Spring 2012

Food: Power, Identity, Memory

Listed in: Spanish, as SPAN-386



This course will look at some of the most important texts from the fifteenth to the nineteenth century in order to trace the importance that food played in the colonization and development of Spanish America:  Columbus (his initial encounters; search for spices; concerns about feeding his fleet); Bernal Díaz del Castillo and Miguel León Portilla (the conquest of Mexico--are you what you eat?); Alvar Núñez Cabeza de Vaca's odyssey of hunger in the U.S. Southwest; Gonzalo Fernández de Oviedo, first official chronicler of the Indies and their flora; the Inca Garcilaso de la Vega (first important mestizo historian) on the beginnings of the food exchange; Arzáns de Orsúa y Vela on the association between coca and witchcraft in colonial Potosí.

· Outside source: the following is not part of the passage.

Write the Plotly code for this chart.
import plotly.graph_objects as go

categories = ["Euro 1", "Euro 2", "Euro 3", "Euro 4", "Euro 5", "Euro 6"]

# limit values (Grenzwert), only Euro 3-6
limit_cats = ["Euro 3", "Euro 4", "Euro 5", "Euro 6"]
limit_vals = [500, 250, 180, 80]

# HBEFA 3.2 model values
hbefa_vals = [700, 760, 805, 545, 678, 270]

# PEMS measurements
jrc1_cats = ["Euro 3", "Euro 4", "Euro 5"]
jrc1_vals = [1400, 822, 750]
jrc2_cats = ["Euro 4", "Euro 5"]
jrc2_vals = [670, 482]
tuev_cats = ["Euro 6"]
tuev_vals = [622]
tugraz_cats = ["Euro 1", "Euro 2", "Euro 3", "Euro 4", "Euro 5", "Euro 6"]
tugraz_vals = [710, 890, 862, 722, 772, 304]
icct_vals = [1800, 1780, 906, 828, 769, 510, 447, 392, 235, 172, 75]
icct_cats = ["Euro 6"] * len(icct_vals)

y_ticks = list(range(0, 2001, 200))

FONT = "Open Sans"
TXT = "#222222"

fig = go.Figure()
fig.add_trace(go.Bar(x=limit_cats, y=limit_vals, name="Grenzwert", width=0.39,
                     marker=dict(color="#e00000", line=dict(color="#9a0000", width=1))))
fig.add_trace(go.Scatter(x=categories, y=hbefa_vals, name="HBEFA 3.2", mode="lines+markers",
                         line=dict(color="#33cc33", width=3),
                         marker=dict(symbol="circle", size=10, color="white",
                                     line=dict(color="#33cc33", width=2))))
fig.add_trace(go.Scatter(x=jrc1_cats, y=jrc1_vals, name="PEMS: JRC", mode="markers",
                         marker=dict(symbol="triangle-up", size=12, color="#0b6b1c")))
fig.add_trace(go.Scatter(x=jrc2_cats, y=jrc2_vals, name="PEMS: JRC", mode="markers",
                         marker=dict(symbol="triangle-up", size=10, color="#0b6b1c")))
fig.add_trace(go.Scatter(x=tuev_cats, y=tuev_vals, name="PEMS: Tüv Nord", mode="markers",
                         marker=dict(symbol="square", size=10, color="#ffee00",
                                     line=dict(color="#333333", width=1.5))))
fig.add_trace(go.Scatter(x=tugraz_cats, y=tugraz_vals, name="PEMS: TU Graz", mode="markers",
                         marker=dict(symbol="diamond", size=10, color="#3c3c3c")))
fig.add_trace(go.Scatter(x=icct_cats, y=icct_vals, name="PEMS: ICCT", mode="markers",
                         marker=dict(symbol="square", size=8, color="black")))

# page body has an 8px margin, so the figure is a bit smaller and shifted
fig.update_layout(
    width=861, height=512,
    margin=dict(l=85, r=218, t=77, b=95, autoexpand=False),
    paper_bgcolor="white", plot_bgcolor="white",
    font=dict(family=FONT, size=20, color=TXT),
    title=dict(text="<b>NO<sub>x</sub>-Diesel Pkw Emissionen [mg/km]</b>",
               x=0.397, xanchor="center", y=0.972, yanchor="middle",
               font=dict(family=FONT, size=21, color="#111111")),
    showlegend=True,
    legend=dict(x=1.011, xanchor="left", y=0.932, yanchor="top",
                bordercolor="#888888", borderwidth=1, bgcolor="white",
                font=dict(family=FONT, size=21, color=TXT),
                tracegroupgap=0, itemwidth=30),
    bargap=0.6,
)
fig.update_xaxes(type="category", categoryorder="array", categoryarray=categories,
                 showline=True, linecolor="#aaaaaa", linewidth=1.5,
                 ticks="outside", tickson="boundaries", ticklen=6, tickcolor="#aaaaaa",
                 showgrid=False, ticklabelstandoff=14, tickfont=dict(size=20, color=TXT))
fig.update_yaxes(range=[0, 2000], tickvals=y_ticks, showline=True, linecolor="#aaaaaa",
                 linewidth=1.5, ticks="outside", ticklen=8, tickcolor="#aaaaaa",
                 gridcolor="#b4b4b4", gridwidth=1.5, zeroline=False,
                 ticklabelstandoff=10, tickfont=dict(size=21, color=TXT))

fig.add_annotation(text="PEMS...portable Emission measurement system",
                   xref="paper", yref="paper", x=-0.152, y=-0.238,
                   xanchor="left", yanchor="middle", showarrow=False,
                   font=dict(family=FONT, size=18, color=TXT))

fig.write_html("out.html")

Nuns had their own rules about fasting and discipline of the body: we will look at Sor Juana Inés de la Cruz and her late seventeenth-century contemporary Madre María de San José and also examine the turmoil caused by nuns’ unwillingness to give up drinking chocolate.  We will study the famous eighteenth-century Castas Paintings, which pair racial mixtures and autocthonous foods, as well as Concolorcorvo’s travels and his descriptions of the food practices of the gauchos. While poet Andrés Bello celebrated the fertility of the tropical American land, Argentina´s foremost woman writer, Juana Manuela Gorriti, created a celebrity community cookbook which offers a fascinating glimpse of her social, literary and economic context. We will read works by both writers. Since travel literature was an important genre in this century, we will also read Argentine Eduarda Mansilla de García´s 1861 narrative of her visit to the United States and her impressions of the country and of the food.  Conducted in Spanish.

Requisite:  SPAN 199, 211 or 212 or consent of the instructor.  Limited to 15 students.  Spring semester.  Professor Scott.